**Challenge**
Your copy of the material must match it exactly, except that pictures are dropped.
========================================================================
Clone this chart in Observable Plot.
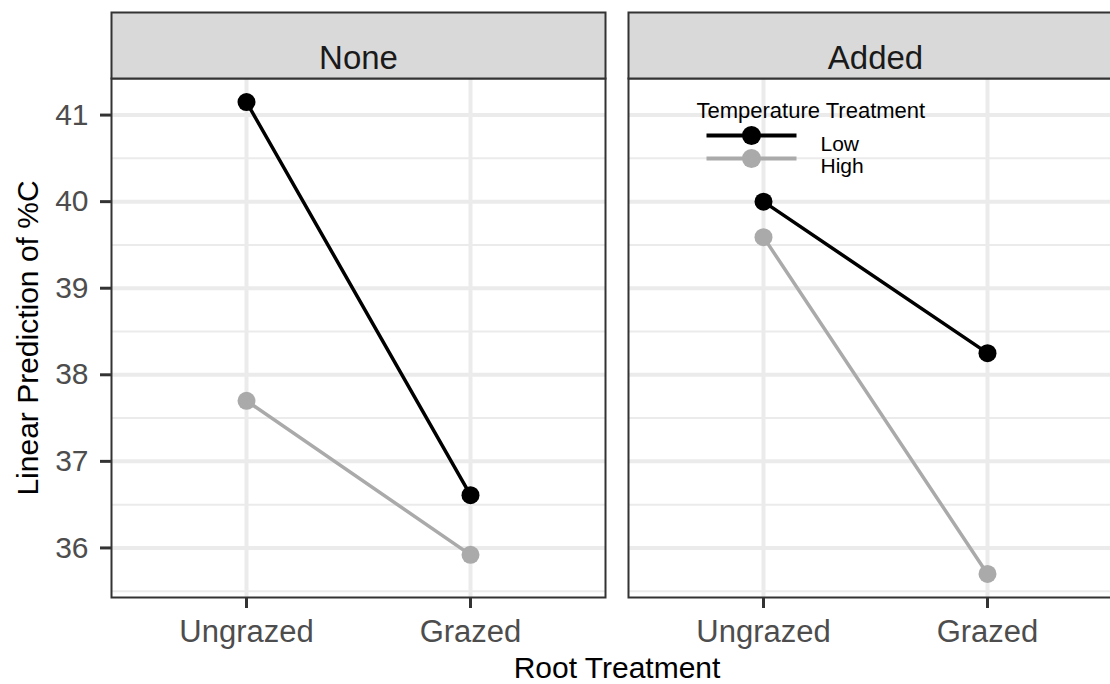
<!DOCTYPE html>
<html><head><meta charset="utf-8">
<script src="https://cdn.jsdelivr.net/npm/d3@7"></script>
<script src="https://cdn.jsdelivr.net/npm/@observablehq/plot@0.6"></script>
<style>
html,body{margin:0;padding:0;background:#fff;overflow:hidden;width:1110px;}
#chart{width:1110px;height:684px;overflow:hidden;}
#chart svg{max-width:none !important;display:block;}
</style></head><body><div id="chart"></div>
<script>
const nutrientLevels = ["None", "Added"];
const rootLevels = ["Ungrazed", "Grazed"];
const tempLevels = ["Low", "High"];
const tempColors = ["#000000", "#aaaaaa"];
const lowNone = [41.15, 36.61];
const highNone = [37.70, 35.92];
const lowAdded = [40.00, 38.25];
const highAdded = [39.59, 35.70];
const yTicks = [36, 37, 38, 39, 40, 41];
const yMinor = [35.5, 36.5, 37.5, 38.5, 39.5, 40.5];
const stripLabels = ["None", "Added"];
const legendTitle = "Temperature Treatment";
const xTitle = "Root Treatment";
const yTitle = "Linear Prediction of %C";

const series = {None: {Low: lowNone, High: highNone}, Added: {Low: lowAdded, High: highAdded}};
const data = [];
for (const n of nutrientLevels)
  for (const t of tempLevels)
    rootLevels.forEach((r, i) => data.push({nutrient: n, temp: t, root: r, value: series[n][t][i]}));

const [ymin, ymax] = d3.extent(data, d => d.value);
const pad = (ymax - ymin) * 0.05;

const W = 1122, H = 684, mT = 78, mB = 87, mL = 111, mR = 0;
const innerH = H - mT - mB;
const stripH = 66;
const font = "'Liberation Sans', Arial, Helvetica, sans-serif";

const lineSymbol = {draw(ctx) { ctx.moveTo(-45, 0); ctx.lineTo(45, 0); }};

const legendMarks = tempLevels.flatMap((t, i) => [
  Plot.dot([t], {fx: () => "Added", frameAnchor: "top-left", dx: 123, dy: 57 + 23 * i,
    symbol: lineSymbol, stroke: d => d, fill: "none", strokeWidth: 4}),
  Plot.dot([t], {fx: () => "Added", frameAnchor: "top-left", dx: 123, dy: 57 + 23 * i,
    r: 9.5, fill: d => d}),
  Plot.text([t], {fx: () => "Added", frameAnchor: "top-left", dx: 192, dy: 58 + 22 * i,
    text: d => d, textAnchor: "start", fontSize: 21, fill: "#000"})
]);

const chart = Plot.plot({
  width: W, height: H,
  marginTop: mT, marginBottom: mB, marginLeft: mL, marginRight: mR,
  style: {fontFamily: font, background: "#fff", overflow: "visible", maxWidth: "none"},
  fx: {domain: nutrientLevels, paddingInner: 0.0445, paddingOuter: 0, axis: null, label: null},
  x: {type: "point", domain: rootLevels, padding: 0.6},
  y: {domain: [ymin - pad, ymax + pad]},
  color: {domain: tempLevels, range: tempColors},
  marks: [
    Plot.ruleY(yMinor, {stroke: "#ebebeb", strokeWidth: 2}),
    Plot.ruleY(yTicks, {stroke: "#ebebeb", strokeWidth: 4}),
    Plot.ruleX(rootLevels, {x: d => d, stroke: "#ebebeb", strokeWidth: 4}),
    Plot.line(data, {fx: "nutrient", x: "root", y: "value", z: "temp", stroke: "temp", strokeWidth: 3.5}),
    Plot.dot(data, {fx: "nutrient", x: "root", y: "value", fill: "temp", r: 9}),
    Plot.frame({stroke: "#333333", strokeWidth: 2}),
    Plot.frame({fill: "#d9d9d9", stroke: "#333333", strokeWidth: 2, insetTop: -stripH, insetBottom: innerH}),
    Plot.text(stripLabels, {fx: d => d, text: d => d, frameAnchor: "top", dy: -stripH / 2, fontSize: 33, fill: "#1a1a1a"}),
    Plot.axisY({ticks: yTicks, tickSize: 11, tickPadding: 12, tickFormat: d => String(d), fontSize: 30,
      fill: "#4d4d4d", stroke: "#333333", strokeWidth: 3, label: null}),
    Plot.axisY({ticks: [], label: yTitle, labelAnchor: "center", labelOffset: 95, labelArrow: false,
      fontSize: 30, fill: "#000"}),
    Plot.axisX({tickSize: 11, tickPadding: 11, fontSize: 31, fill: "#4d4d4d", stroke: "#333333",
      strokeWidth: 3, label: null}),
    Plot.axisX({ticks: [], label: xTitle, labelAnchor: "center", labelOffset: 80, labelArrow: false,
      fontSize: 30, fill: "#000"}),
    Plot.text([legendTitle], {fx: () => "Added", frameAnchor: "top-left", dx: 68, dy: 24,
      text: d => d, textAnchor: "start", fontSize: 22, fill: "#000"}),
    ...legendMarks
  ]
});
document.getElementById("chart").appendChild(chart);
</script>
</body></html>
========================================================================
**Output of the exercise**
Clone this chart in Observable Plot.
<!DOCTYPE html>
<html><head><meta charset="utf-8">
<script src="https://cdn.jsdelivr.net/npm/d3@7"></script>
<script src="https://cdn.jsdelivr.net/npm/@observablehq/plot@0.6"></script>
<style>
html,body{margin:0;padding:0;background:#fff;overflow:hidden;width:1110px;}
#chart{width:1110px;height:684px;overflow:hidden;}
#chart svg{max-width:none !important;display:block;}
</style></head><body><div id="chart"></div>
<script>
const nutrientLevels = ["None", "Added"];
const rootLevels = ["Ungrazed", "Grazed"];
const tempLevels = ["Low", "High"];
const tempColors = ["#000000", "#aaaaaa"];
const lowNone = [41.15, 36.61];
const highNone = [37.70, 35.92];
const lowAdded = [40.00, 38.25];
const highAdded = [39.59, 35.70];
const yTicks = [36, 37, 38, 39, 40, 41];
const yMinor = [35.5, 36.5, 37.5, 38.5, 39.5, 40.5];
const stripLabels = ["None", "Added"];
const legendTitle = "Temperature Treatment";
const xTitle = "Root Treatment";
const yTitle = "Linear Prediction of %C";

const series = {None: {Low: lowNone, High: highNone}, Added: {Low: lowAdded, High: highAdded}};
const data = [];
for (const n of nutrientLevels)
  for (const t of tempLevels)
    rootLevels.forEach((r, i) => data.push({nutrient: n, temp: t, root: r, value: series[n][t][i]}));

const [ymin, ymax] = d3.extent(data, d => d.value);
const pad = (ymax - ymin) * 0.05;

const W = 1122, H = 684, mT = 78, mB = 87, mL = 111, mR = 0;
const innerH = H - mT - mB;
const stripH = 66;
const font = "'Liberation Sans', Arial, Helvetica, sans-serif";

const lineSymbol = {draw(ctx) { ctx.moveTo(-45, 0); ctx.lineTo(45, 0); }};

const legendMarks = tempLevels.flatMap((t, i) => [
  Plot.dot([t], {fx: () => "Added", frameAnchor: "top-left", dx: 123, dy: 57 + 23 * i,
    symbol: lineSymbol, stroke: d => d, fill: "none", strokeWidth: 4}),
  Plot.dot([t], {fx: () => "Added", frameAnchor: "top-left", dx: 123, dy: 57 + 23 * i,
    r: 9.5, fill: d => d}),
  Plot.text([t], {fx: () => "Added", frameAnchor: "top-left", dx: 192, dy: 58 + 22 * i,
    text: d => d, textAnchor: "start", fontSize: 21, fill: "#000"})
]);

const chart = Plot.plot({
  width: W, height: H,
  marginTop: mT, marginBottom: mB, marginLeft: mL, marginRight: mR,
  style: {fontFamily: font, background: "#fff", overflow: "visible", maxWidth: "none"},
  fx: {domain: nutrientLevels, paddingInner: 0.0445, paddingOuter: 0, axis: null, label: null},
  x: {type: "point", domain: rootLevels, padding: 0.6},
  y: {domain: [ymin - pad, ymax + pad]},
  color: {domain: tempLevels, range: tempColors},
  marks: [
    Plot.ruleY(yMinor, {stroke: "#ebebeb", strokeWidth: 2}),
    Plot.ruleY(yTicks, {stroke: "#ebebeb", strokeWidth: 4}),
    Plot.ruleX(rootLevels, {x: d => d, stroke: "#ebebeb", strokeWidth: 4}),
    Plot.line(data, {fx: "nutrient", x: "root", y: "value", z: "temp", stroke: "temp", strokeWidth: 3.5}),
    Plot.dot(data, {fx: "nutrient", x: "root", y: "value", fill: "temp", r: 9}),
    Plot.frame({stroke: "#333333", strokeWidth: 2}),
    Plot.frame({fill: "#d9d9d9", stroke: "#333333", strokeWidth: 2, insetTop: -stripH, insetBottom: innerH}),
    Plot.text(stripLabels, {fx: d => d, text: d => d, frameAnchor: "top", dy: -stripH / 2, fontSize: 33, fill: "#1a1a1a"}),
    Plot.axisY({ticks: yTicks, tickSize: 11, tickPadding: 12, tickFormat: d => String(d), fontSize: 30,
      fill: "#4d4d4d", stroke: "#333333", strokeWidth: 3, label: null}),
    Plot.axisY({ticks: [], label: yTitle, labelAnchor: "center", labelOffset: 95, labelArrow: false,
      fontSize: 30, fill: "#000"}),
    Plot.axisX({tickSize: 11, tickPadding: 11, fontSize: 31, fill: "#4d4d4d", stroke: "#333333",
      strokeWidth: 3, label: null}),
    Plot.axisX({ticks: [], label: xTitle, labelAnchor: "center", labelOffset: 80, labelArrow: false,
      fontSize: 30, fill: "#000"}),
    Plot.text([legendTitle], {fx: () => "Added", frameAnchor: "top-left", dx: 68, dy: 24,
      text: d => d, textAnchor: "start", fontSize: 22, fill: "#000"}),
    ...legendMarks
  ]
});
document.getElementById("chart").appendChild(chart);
</script>
</body></html>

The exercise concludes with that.